When tragedy strikes, Moore and other volunteers counsel victims, family members and friends as well as emergency crew workers and witnesses.
A recent automobile accident on Interstate 80 left many members of a family dead or injured. Moore was there to speak with ambulance workers and other volunteers helped the family.
He was also in Walker, Calif., last week after a plane crashed while fighting the Cannon wildfire, killing the pilot and crew members.
He spoke with the those close to the victims, helping them come to terms with their shock and grief.
The sessions are two-fold: first, to allow the traumatized to express what they feel, then to coach them through the recovery process.
“Most importantly, they talk to each other,” Moore said. “We are just the facilitators giving them a safe place to talk about what they are feeling.”

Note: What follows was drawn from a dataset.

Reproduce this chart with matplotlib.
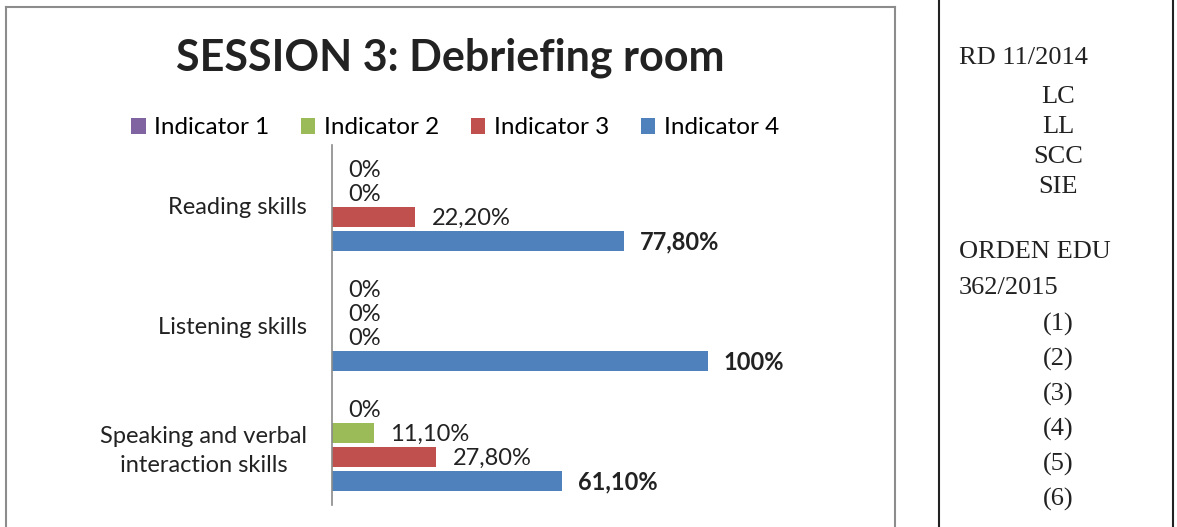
import matplotlib
matplotlib.use('Agg')
import matplotlib.pyplot as plt
import numpy as np
from matplotlib.patches import Patch
from matplotlib.lines import Line2D

# ---------------- data ----------------
categories = ["Reading skills", "Listening skills", "Speaking and verbal\ninteraction skills"]
series_names = ["Indicator 1", "Indicator 2", "Indicator 3", "Indicator 4"]
ind1 = [0, 0, 0]
ind2 = [0, 0, 11.1]
ind3 = [22.2, 0, 27.8]
ind4 = [77.8, 100, 61.1]
ind1_labels = ["0%", "0%", "0%"]
ind2_labels = ["0%", "0%", "11,10%"]
ind3_labels = ["22,20%", "0%", "27,80%"]
ind4_labels = ["77,80%", "100%", "61,10%"]
colors = ["#8064A2", "#9BBB59", "#C0504D", "#4F81BD"]
title = "SESSION 3: Debriefing room"

side_head1 = ["RD 11/2014"]
side_items1 = ["LC", "LL", "SCC", "SIE"]
side_head2 = ["ORDEN EDU", "362/2015"]
side_items2 = ["(1)", "(2)", "(3)", "(4)", "(5)", "(6)"]

series = [ind1, ind2, ind3, ind4]
series_labels = [ind1_labels, ind2_labels, ind3_labels, ind4_labels]

plt.rcParams['font.family'] = ['Lato', 'DejaVu Sans']

W, H = 1177, 527
fig = plt.figure(figsize=(W / 100, H / 100), dpi=100)

def fx(px):
    return px / W

def fy(py):
    return 1 - py / H

ax = fig.add_axes([fx(332), fy(505), fx(858) - fx(332), fy(145) - fy(505)])

slot = 0.2
bar_h = 0.16
base = np.arange(len(categories))
for i, (vals, labs) in enumerate(zip(series, series_labels)):
    y = base + (i - 1.5) * slot
    ax.barh(y, vals, height=bar_h, color=colors[i], label=series_names[i])
    for v, yy, t in zip(vals, y, labs):
        ax.annotate(t, (v, yy), xytext=(11.5, -1), textcoords='offset points',
                    ha='left', va='center', fontsize=17, color='#222222',
                    fontweight='bold' if i == 3 else 'normal')

ax.set_xlim(0, 140)
ax.set_ylim(2.5, -0.5)
ax.set_yticks(base)
ax.set_yticklabels(categories, fontsize=17, color='#222222', ha='right',
                   multialignment='center', linespacing=1.45)
ax.set_xticks([])
ax.tick_params(axis='y', length=0, pad=18)
for s in ['top', 'right', 'bottom']:
    ax.spines[s].set_visible(False)
ax.spines['left'].set_color('#8a8a8a')
ax.spines['left'].set_linewidth(1.2)

# legend
handles = [Patch(facecolor=c, edgecolor='none') for c in colors]
fig.legend(handles, series_names, loc='center', bbox_to_anchor=(fx(455), fy(128)),
           ncol=4, frameon=False, fontsize=17.5, handlelength=0.6, handleheight=0.6,
           handletextpad=0.35, columnspacing=1.3)

fig.text(fx(450), fy(58), title, fontsize=31, fontweight='bold', color='#222222',
         ha='center', va='center')

# chart border
bc = '#8c8c8c'
fig.add_artist(Line2D([fx(6), fx(6)], [fy(7), 0], color=bc, lw=1.5))
fig.add_artist(Line2D([fx(6), fx(895)], [fy(7), fy(7)], color=bc, lw=1.5))
fig.add_artist(Line2D([fx(895), fx(895)], [fy(7), 0], color=bc, lw=1.5))

# table lines
fig.add_artist(Line2D([fx(939), fx(939)], [0, 1], color='#222222', lw=1.5))
fig.add_artist(Line2D([fx(1173), fx(1173)], [0, 1], color='#222222', lw=1.5))

serif = ['Liberation Serif', 'DejaVu Serif']
fs = 19
fig.text(fx(959), fy(58), side_head1[0], fontsize=fs, family=serif, ha='left', va='center', color='#222222')
for k, t in enumerate(side_items1):
    fig.text(fx(1058), fy(97 + 30 * k), t, fontsize=fs, family=serif, ha='center', va='center', color='#222222')
for k, t in enumerate(side_head2):
    fig.text(fx(959), fy(252 + 36 * k), t, fontsize=fs, family=serif, ha='left', va='center', color='#222222')
for k, t in enumerate(side_items2):
    fig.text(fx(1058), fy(324 + 35 * k), t, fontsize=fs, family=serif, ha='center', va='center', color='#222222')

fig.savefig('out.png', dpi=100)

Volunteers explain common symptoms and the average length of time needed to pass through the grieving process and recommend counseling to those who continue to suffer.
Individual debriefings are also available and all sessions are confidential.
The counselors must also make sure they deal with the emotions appropriately.
“Like any type of trauma, when you’re going through it you’re not aware of how it’s affecting you until afterward. But you are impacted by it,” Moore explained. “We make sure to take care of ourselves as well.”
An Ireland native, Moore, 67, has lived in the United States nearly 44 years and serves as coordinator of the employee assistance program at Carson-Tahoe Hospital.